Tier III Support
Many of our customers put datacenter support responsibilities on the shoulders of the development team. Unfortunately, this usually breaks down. Critical problems we've seen are:
- Developers hate wearing pagers - often, the support team hands the pager to the most junior, least qualified developer, who is not very invested in the system's success - and routinely sleeps through alerts.
- Developers are undisciplined system administrators- too often, a developer makes an expedient configuration change as a quick fix to an issue. This change is never propagated to the configuration management system, and is obliterated during the next build, causing unnecessary downtime.

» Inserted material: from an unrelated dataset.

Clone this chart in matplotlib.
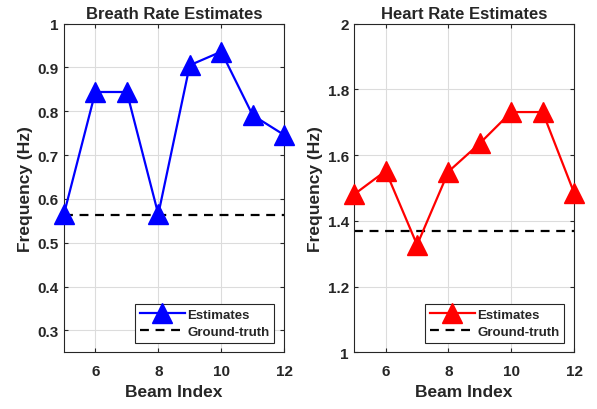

- Developers have difficulty implementing rigorous build and test regimen - Generally speaking, developers shouldn't be doing their own final QA. Similarly, they cannot be relied on to adequately manage a build process from integration, to stage, to production without modifying the codebase as the files are transitioned. In a rigorous build process, only external configuration files should be modified as the codebase is moved. When developers run the build process, they will often compile special application versions for each platform. This means that the version going to production has never actually been tested.
The bottom line is that developers usually do a bad job as administrators- and are quickly so miserable, they turn into bad developers as well. Using an external system administration team has several benefits:
- Responsive team when the inevitable incidents happen
- Proactive maintenance and automated scrips can prevent most outages.
- Experienced team knows how to construct a solid build pipeline.
- Solid process documents system configurations and manages their change over time.
- Comprehensive suite of support tools puts system status and historical reporting at your fingertips.
A solid development and production process can make all the difference. Developers should have full access to the integration servers, be able to configure them as needed, and document those changes. The operations team should apply the new codebase and configuration changes to the staging system, verify correct operation, and perform regression testing. At this point, it is reasonably safe to migrate the code and configuration changes to production during a maintenance window.
When the inevitable call comes in, a robust process kicks into gear. Alerts are usually generated by automated systems, but we also provide a 24x7 manned 800 number to reach an oncall engineer.